Even if the optimizing device does not modify the addresses, the modification of the conventional traffic flow, and/or the modification of the data content will often introduce a lack of correspondence between traces in a network analysis system. For example, a conventional ‘spoofing’ technique is for an accelerator to place a message in its buffer, acknowledge receipt of the message on behalf of the recipient, and then send the message on to the recipient. When the recipient receives the message, the recipient will send an acknowledgement back to the original source, and the accelerator will intercept the acknowledgement, because an acknowledgement for that message was already sent to the original source. However, when the trace files at the source and destination are processed, the receipt of the acknowledgement at the source will appear to have occurred before the sending of the acknowledgment from the destination, and the conventional network analysis system will assume that the time bases of the source and destination need to be modified to avoid this apparently impossible receipt-before-sending.
In like manner, conventional network analysis systems perform a process of ‘merging’ the trace files, to eliminate redundant records of the same message. Often, the size of a message is used as one of the criteria for determining whether two messages are identical. If the optimizing device changes the content, using compression techniques, for example, the determination that a record of the compressed message corresponds to another record of the uncompressed message may not be made, and both records will be included in subsequent statistical reports, traffic flow diagrams, and the like.

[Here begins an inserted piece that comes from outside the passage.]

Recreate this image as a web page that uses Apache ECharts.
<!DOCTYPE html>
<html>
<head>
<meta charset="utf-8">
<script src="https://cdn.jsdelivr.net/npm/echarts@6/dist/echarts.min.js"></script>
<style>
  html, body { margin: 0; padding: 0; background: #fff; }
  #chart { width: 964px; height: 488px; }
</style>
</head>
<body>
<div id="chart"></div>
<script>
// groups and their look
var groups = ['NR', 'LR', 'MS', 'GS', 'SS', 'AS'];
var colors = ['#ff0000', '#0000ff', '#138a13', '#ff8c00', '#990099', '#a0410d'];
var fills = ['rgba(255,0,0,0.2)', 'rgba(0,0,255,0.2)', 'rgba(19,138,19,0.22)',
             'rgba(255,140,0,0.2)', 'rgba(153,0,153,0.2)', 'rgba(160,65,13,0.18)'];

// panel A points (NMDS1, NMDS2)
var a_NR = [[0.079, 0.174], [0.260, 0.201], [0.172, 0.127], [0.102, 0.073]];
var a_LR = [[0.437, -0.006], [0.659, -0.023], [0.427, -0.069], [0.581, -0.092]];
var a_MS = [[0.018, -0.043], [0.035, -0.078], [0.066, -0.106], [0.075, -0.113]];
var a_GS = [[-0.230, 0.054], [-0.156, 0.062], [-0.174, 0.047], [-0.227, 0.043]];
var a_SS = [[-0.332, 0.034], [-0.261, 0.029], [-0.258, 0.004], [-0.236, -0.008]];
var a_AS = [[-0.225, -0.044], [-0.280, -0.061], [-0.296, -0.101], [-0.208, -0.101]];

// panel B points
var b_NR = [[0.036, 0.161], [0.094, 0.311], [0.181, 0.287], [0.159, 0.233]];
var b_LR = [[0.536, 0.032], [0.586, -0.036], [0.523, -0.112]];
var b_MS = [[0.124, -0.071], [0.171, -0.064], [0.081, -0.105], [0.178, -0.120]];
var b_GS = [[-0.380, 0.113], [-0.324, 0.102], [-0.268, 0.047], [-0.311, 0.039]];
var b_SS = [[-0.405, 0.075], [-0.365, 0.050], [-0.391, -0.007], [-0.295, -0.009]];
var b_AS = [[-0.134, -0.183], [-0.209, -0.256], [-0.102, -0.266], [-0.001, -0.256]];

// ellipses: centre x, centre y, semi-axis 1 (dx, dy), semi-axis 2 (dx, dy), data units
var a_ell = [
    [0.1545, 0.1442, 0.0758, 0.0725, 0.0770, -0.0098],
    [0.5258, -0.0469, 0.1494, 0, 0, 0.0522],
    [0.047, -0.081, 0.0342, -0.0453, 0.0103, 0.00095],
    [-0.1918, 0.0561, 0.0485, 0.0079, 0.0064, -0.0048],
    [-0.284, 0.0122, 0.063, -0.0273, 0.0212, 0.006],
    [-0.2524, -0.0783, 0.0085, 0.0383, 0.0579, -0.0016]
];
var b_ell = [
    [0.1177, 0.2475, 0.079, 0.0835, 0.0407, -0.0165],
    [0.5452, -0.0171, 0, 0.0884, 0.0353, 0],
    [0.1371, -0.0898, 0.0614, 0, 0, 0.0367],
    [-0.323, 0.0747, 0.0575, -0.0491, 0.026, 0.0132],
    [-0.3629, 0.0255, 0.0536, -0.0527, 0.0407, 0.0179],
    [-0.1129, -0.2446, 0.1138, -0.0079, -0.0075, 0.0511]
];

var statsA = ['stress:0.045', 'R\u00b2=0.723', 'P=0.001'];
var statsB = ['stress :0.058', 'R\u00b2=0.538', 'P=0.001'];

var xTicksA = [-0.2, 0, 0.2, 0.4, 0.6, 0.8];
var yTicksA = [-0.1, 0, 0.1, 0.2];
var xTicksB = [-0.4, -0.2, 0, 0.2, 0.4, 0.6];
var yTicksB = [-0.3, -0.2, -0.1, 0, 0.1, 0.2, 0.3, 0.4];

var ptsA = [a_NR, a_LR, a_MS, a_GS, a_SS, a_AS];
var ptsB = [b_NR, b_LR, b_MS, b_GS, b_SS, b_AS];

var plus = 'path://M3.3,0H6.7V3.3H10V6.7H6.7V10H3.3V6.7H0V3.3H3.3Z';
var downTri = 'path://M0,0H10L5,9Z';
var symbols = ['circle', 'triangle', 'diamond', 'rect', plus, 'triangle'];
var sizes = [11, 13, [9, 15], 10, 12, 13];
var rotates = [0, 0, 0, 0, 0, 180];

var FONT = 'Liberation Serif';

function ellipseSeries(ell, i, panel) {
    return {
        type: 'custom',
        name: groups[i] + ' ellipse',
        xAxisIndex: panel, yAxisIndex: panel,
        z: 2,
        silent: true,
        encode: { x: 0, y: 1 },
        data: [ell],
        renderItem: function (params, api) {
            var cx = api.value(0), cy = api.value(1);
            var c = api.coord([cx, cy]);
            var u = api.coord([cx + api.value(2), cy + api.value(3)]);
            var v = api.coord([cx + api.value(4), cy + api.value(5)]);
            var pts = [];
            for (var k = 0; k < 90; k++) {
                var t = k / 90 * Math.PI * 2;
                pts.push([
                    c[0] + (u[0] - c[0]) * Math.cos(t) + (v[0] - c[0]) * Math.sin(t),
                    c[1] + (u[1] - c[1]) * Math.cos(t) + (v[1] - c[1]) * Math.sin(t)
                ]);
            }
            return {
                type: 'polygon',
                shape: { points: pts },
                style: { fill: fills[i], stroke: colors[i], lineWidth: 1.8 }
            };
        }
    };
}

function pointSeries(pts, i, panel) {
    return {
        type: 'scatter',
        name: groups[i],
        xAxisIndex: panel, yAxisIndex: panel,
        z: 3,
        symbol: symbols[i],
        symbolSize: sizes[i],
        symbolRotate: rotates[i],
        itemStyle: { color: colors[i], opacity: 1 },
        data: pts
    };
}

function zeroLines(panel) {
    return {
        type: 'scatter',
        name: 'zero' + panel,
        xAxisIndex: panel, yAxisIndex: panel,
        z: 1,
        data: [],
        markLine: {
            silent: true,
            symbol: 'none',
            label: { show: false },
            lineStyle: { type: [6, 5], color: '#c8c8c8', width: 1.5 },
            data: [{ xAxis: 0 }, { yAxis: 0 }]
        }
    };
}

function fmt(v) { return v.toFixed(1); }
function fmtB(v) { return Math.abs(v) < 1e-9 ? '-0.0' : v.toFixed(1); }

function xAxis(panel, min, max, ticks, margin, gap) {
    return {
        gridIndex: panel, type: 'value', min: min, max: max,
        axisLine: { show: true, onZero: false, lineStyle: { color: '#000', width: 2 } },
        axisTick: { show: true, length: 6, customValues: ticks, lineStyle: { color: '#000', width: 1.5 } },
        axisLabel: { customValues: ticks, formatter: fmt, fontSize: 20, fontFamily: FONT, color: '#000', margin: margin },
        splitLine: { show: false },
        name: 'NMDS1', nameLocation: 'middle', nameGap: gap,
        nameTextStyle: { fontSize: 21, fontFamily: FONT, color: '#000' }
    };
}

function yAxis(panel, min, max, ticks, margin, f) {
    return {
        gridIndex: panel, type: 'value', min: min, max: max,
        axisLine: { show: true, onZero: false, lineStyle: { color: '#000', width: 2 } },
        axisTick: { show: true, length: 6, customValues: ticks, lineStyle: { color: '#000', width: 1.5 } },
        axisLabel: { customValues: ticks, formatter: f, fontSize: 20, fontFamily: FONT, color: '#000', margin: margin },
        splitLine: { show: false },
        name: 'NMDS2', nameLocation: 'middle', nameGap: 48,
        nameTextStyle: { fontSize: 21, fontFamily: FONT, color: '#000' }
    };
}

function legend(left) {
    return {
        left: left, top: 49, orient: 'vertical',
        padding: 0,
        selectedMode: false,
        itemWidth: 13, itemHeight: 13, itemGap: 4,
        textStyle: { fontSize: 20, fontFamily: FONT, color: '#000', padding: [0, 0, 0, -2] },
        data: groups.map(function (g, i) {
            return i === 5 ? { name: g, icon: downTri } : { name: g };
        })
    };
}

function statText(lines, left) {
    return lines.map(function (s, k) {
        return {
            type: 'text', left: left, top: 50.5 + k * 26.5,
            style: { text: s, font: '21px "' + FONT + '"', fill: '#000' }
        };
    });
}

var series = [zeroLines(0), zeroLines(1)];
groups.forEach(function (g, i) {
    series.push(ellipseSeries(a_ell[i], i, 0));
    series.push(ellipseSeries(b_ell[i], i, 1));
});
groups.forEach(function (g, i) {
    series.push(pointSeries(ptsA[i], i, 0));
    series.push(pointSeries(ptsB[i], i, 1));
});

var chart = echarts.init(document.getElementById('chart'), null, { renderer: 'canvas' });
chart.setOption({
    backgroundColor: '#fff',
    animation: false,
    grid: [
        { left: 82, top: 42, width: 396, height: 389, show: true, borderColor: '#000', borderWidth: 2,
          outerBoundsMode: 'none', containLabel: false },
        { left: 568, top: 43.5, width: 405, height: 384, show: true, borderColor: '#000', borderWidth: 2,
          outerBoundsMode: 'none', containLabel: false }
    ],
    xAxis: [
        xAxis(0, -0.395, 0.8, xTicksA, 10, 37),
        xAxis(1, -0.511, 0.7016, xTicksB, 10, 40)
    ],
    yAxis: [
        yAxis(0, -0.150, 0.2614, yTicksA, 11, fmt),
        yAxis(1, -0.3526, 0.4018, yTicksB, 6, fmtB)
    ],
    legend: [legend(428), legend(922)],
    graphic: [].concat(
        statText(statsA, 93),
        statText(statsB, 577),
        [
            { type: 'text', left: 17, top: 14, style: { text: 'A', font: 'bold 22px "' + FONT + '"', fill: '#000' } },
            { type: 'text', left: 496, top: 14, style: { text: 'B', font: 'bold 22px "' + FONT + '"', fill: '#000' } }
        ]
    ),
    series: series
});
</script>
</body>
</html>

It would be advantageous to be able to recognize the correspondence among different forms of the same message. It would also be advantageous to use the correspondence among different forms of the same message to facilitate effective network analysis and diagnostics. It would also be advantageous to use the correspondence among different forms of the same message to determine the end-to-end characteristics and dependencies of messages sent between particular nodes. It would also be advantageous to recognize the correspondence among different forms of the same message with minimal user input requirements.
These advantages, and others, can be realized by a method and system that traces a path of messages communicated between nodes even when the messages may undergo transformation of their address and/or content, then includes the transforming devices in subsequent performance determinations and other system analysis tasks. A variety of techniques are presented for determining the path of the messages, depending upon the characteristics of the collected trace data. Upon determining the message path, the traces are synchronized in time, and correlations between the connections along the path are determined, including causal relationships. In a preferred embodiment, a user identifies an application process between or among particular nodes of a network, and the system provides a variety of formats for viewing statistics related to the performance of the application on the network.
Throughout the drawings, the same reference numerals indicate similar or corresponding features or functions. The drawings are included for illustrative purposes and are not intended to limit the scope of the invention.